Through a Cracked Windshield: Before the government dictates when you should die, or, until that time, what brand of breakfast cereal you can eat, it’s best to know what lies in front of you. Hypocrisy.
And, no, Dr. Frist, this is not what’s meant by the Hippocratic Oath. The Senate Majority Leader and erstwhile heart surgeon admits to pulling the plug on failing patients “on a regular basis.” Moreover, in his book, Transplant, Frist advocates killing anencephalic babies essentially by performing a fourth trimester abortion.
Over on the House side, Tom DeLay likened his third ethics investigation to the vegetative martyrdom of Terri Schiavo. Calling her protracted torment a gift from God, he declared, “So it’s bigger than any one of us, and we have to do everything that is in our power to save [her] and anybody else that may be in this kind of position. This is exactly the issue that’s going on in America, of attacks against the conservative movement, against me and against many others.” Oh, did I mention that DeLay – a former exterminator – turned out the lights on his comatose father back in 1988?

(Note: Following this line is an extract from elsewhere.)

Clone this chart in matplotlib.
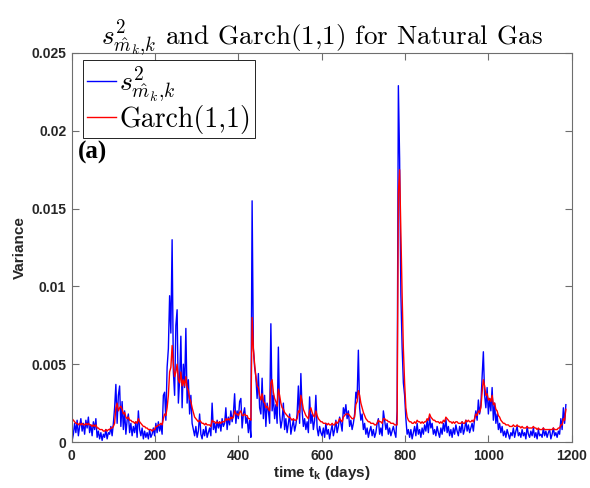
import numpy as np
import matplotlib
matplotlib.use("Agg")
import matplotlib.pyplot as plt

plt.rcParams["mathtext.fontset"] = "cm"
plt.rcParams["mathtext.rm"] = "Liberation Sans:bold"
plt.rcParams["mathtext.it"] = "Liberation Sans:bold"
plt.rcParams["mathtext.bf"] = "Liberation Sans:bold"

# Sample days (every third trading day)
days = np.arange(1, 1187, 3)

# Realised variance s^2_{m_k,k}, in units of 1e-4
s2_e4 = [
    1, 5, 12, 6, 14, 4, 10, 15, 7, 12,
    5, 14, 9, 16, 6, 11, 4, 13, 8, 15,
    3, 7, 2, 6, 1, 5, 3, 8, 2, 6,
    5, 10, 4, 12, 22, 37, 12, 30, 36, 10,
    26, 8, 20, 5, 14, 18, 6, 12, 4, 10,
    6, 13, 3, 20, 8, 4, 9, 2, 7, 3,
    6, 2, 8, 3, 5, 9, 4, 12, 6, 13,
    7, 11, 5, 30, 32, 14, 48, 60, 94, 70,
    130, 45, 30, 75, 85, 25, 40, 68, 22, 50,
    35, 73, 25, 40, 18, 30, 12, 8, 4, 10,
    3, 7, 18, 5, 2, 8, 4, 10, 3, 6,
    9, 4, 25, 8, 12, 6, 14, 9, 13, 7,
    15, 10, 12, 22, 8, 16, 11, 20, 13, 18,
    31, 12, 20, 15, 26, 28, 9, 18, 22, 12,
    16, 6, 14, 3, 155, 60, 48, 42, 28, 44,
    22, 18, 41, 15, 30, 10, 25, 20, 12, 76,
    20, 30, 15, 24, 12, 61, 18, 9, 14, 25,
    8, 15, 6, 12, 18, 5, 10, 14, 7, 11,
    18, 36, 12, 44, 20, 10, 15, 8, 13, 6,
    29, 12, 18, 8, 14, 30, 9, 4, 10, 6,
    4, 9, 3, 12, 5, 8, 2, 7, 11, 4,
    8, 14, 6, 10, 16, 12, 7, 22, 18, 24,
    15, 20, 10, 14, 8, 12, 18, 32, 28, 59,
    22, 14, 18, 8, 12, 5, 9, 3, 7, 10,
    4, 8, 3, 6, 12, 15, 5, 9, 4, 20,
    14, 8, 12, 5, 9, 4, 7, 10, 6, 3,
    20, 229, 182, 95, 61, 38, 30, 15, 5, 8,
    3, 8, 2, 6, 10, 4, 12, 5, 8, 3,
    9, 5, 11, 7, 14, 6, 16, 9, 12, 5,
    8, 4, 10, 6, 3, 9, 5, 12, 7, 15,
    6, 10, 4, 8, 3, 9, 5, 11, 7, 4,
    10, 6, 13, 5, 8, 14, 7, 11, 6, 9,
    12, 7, 15, 20, 14, 27, 18, 24, 42, 58,
    30, 22, 35, 18, 28, 20, 35, 14, 25, 12,
    18, 8, 12, 6, 10, 4, 7, 3, 8, 5,
    2, 6, 4, 9, 3, 7, 10, 4, 6, 3,
    8, 4, 6, 2, 10, 5, 3, 7, 4, 9,
    3, 6, 2, 8, 4, 5, 3, 9, 4, 7,
    3, 6, 8, 2, 5, 9, 4, 6, 3, 7,
    5, 15, 8, 22, 12, 24,
]

# GARCH(1,1) conditional variance, in units of 1e-4
garch_e4 = [
    15, 14, 13, 12, 12, 11, 12, 11, 12, 11,
    11, 12, 11, 12, 11, 11, 10, 11, 10, 11,
    9, 9, 8, 8, 8, 7, 7, 8, 7, 8,
    8, 9, 9, 10, 12, 22, 25, 20, 22, 23,
    21, 18, 19, 16, 15, 16, 14, 14, 13, 13,
    12, 13, 12, 15, 13, 12, 11, 10, 10, 9,
    9, 8, 8, 8, 7, 8, 8, 10, 10, 11,
    11, 12, 11, 15, 18, 17, 22, 30, 45, 48,
    62, 50, 42, 45, 50, 40, 38, 45, 36, 40,
    36, 42, 35, 33, 28, 26, 22, 19, 16, 15,
    14, 13, 14, 13, 12, 12, 11, 12, 11, 11,
    11, 10, 14, 13, 13, 12, 13, 12, 13, 12,
    13, 13, 13, 15, 14, 15, 14, 16, 15, 16,
    20, 18, 18, 17, 19, 20, 17, 17, 18, 17,
    17, 15, 15, 14, 80, 60, 50, 42, 36, 35,
    30, 27, 31, 26, 25, 22, 23, 21, 20, 38,
    40, 32, 28, 26, 23, 34, 30, 25, 22, 21,
    19, 18, 17, 16, 16, 15, 14, 15, 14, 14,
    15, 20, 19, 30, 26, 21, 19, 17, 16, 15,
    20, 22, 19, 17, 16, 20, 17, 15, 14, 13,
    13, 12, 12, 12, 11, 12, 11, 11, 12, 11,
    11, 13, 12, 13, 15, 14, 13, 16, 17, 18,
    18, 18, 17, 16, 15, 15, 16, 24, 26, 33,
    30, 25, 22, 19, 17, 15, 14, 13, 13, 12,
    12, 12, 11, 11, 12, 14, 13, 13, 12, 15,
    15, 14, 14, 13, 13, 12, 12, 12, 11, 11,
    11, 160, 175, 135, 95, 60, 38, 22, 16, 14,
    13, 13, 12, 12, 13, 12, 14, 13, 13, 12,
    13, 12, 13, 13, 15, 14, 18, 16, 15, 14,
    14, 13, 13, 13, 12, 13, 12, 14, 13, 16,
    15, 14, 13, 13, 12, 13, 12, 13, 13, 12,
    12, 12, 13, 12, 12, 14, 13, 14, 13, 13,
    14, 13, 15, 18, 17, 20, 19, 22, 32, 40,
    36, 30, 31, 27, 28, 26, 30, 24, 25, 21,
    20, 17, 16, 14, 13, 12, 12, 11, 11, 11,
    10, 10, 10, 11, 10, 10, 11, 10, 10, 9,
    10, 9, 9, 9, 10, 9, 9, 9, 9, 10,
    9, 9, 8, 9, 8, 8, 8, 9, 8, 8,
    8, 8, 8, 8, 8, 9, 8, 8, 8, 9,
    9, 11, 11, 15, 14, 21,
]

x_ticks = [0, 200, 400, 600, 800, 1000, 1200]
y_ticks = [0, 0.005, 0.01, 0.015, 0.02, 0.025]
y_tick_labels = ["0", "0.005", "0.01", "0.015", "0.02", "0.025"]

s2 = np.asarray(s2_e4, dtype=float) * 1e-4
garch = np.asarray(garch_e4, dtype=float) * 1e-4

fig = plt.figure(figsize=(5.90, 4.88), dpi=100)
ax = fig.add_axes([71.7 / 590, 46 / 488, 500 / 590, 389 / 488])

ax.plot(days, s2, color=(0, 0, 1), lw=1.0, label=r"$s^2_{\hat{m}_k{,}k}$")
ax.plot(days, garch, color=(1, 0, 0), lw=1.0, label="Garch(1,1)")

ax.set_xlim(0, 1200)
ax.set_ylim(0, 0.025)
ax.set_xticks(x_ticks)
ax.set_xticklabels([str(t) for t in x_ticks])
ax.set_yticks(y_ticks)
ax.set_yticklabels(y_tick_labels)

frame_col = "#6e6e6e"
text_col = "#262626"
for sp in ax.spines.values():
    sp.set_color(frame_col)
    sp.set_linewidth(0.8)
ax.tick_params(direction="in", length=5, width=0.8, color=frame_col,
               top=True, right=True, labelcolor=text_col)
ax.tick_params(axis="y", pad=4)
ax.tick_params(axis="x", pad=5)
for lab in ax.get_xticklabels() + ax.get_yticklabels():
    lab.set_fontfamily("Liberation Sans")
    lab.set_fontweight("bold")
    lab.set_fontsize(10)

ax.set_ylabel("Variance", fontfamily="Liberation Sans", fontweight="bold",
              fontsize=11, color=text_col, labelpad=3)
xl = ax.set_xlabel(r"time t$_\mathrm{k}$ (days)", fontfamily="Liberation Sans",
                   fontweight="bold", fontsize=11, color=text_col, labelpad=1)
xl.set_math_fontfamily("custom")

ax.set_title(r"$s^2_{\hat{m}_k{,}k}$ and Garch(1,1) for Natural Gas",
             fontfamily="cmr10", fontsize=19.5, color="black", pad=6)

leg = ax.legend(loc="upper left", bbox_to_anchor=(0.0226, 0.982),
                borderaxespad=0, prop={"family": "cmr10", "size": 20},
                fancybox=False, framealpha=1, edgecolor="black",
                handlelength=1.05, handletextpad=0.1, borderpad=0.15,
                labelspacing=0.05)
leg.get_frame().set_linewidth(0.6)

ax.text(0.013, 0.745, "(a)", transform=ax.transAxes, fontfamily="Liberation Serif",
        fontweight="bold", fontsize=18, va="center", ha="left")

fig.savefig("out.png", dpi=100)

George W. Bush, for his part, executed more people as Governor of Texas, than those two kids at Columbine High. He also signed the Advance Directives Act allowing Texas hospitals to disconnect patients from life support if a physician, in consult with either the hospital’s bioethics committee or billing department, deems the situation hopeless. Just last week a five-month-old baby was terminated against his mother’s wishes. Now as President he seeks to extinguish, by way of budget cuts and tort reform, the two sources of funds that supported Terri’s care: Medicaid and malpractice awards. At $80,000 a year they must have been filling her G-tube with foie gras and Veuve Cliquot, but if the Republicans wanted her alive they should have been willing to pay the freight.
Meanwhile, Florida Governor and White House hopeful Jeb Bush has loosed over 15 cases of a lethal strain of E. coli at two agricultural fairs. One death has already been reported. The state, apparently, failed to provide hand-washing facilities adjacent to petting zoos. Across the state line in Alabama, Republican Governor Bob Riley is trying to drop coverage for 13-year-old Lauren Rainey, a severely handicapped girl who requires a suction tube to breathe.
In the final analysis, a bunch of opportunistic politicians seized on the notion that a bulimic should be fed against her will and that you, despite your inclinations, should pay the bill. We have sent the National Guard halfway around the world to protect us from religious fanatics. Maybe it’s time to bring them home.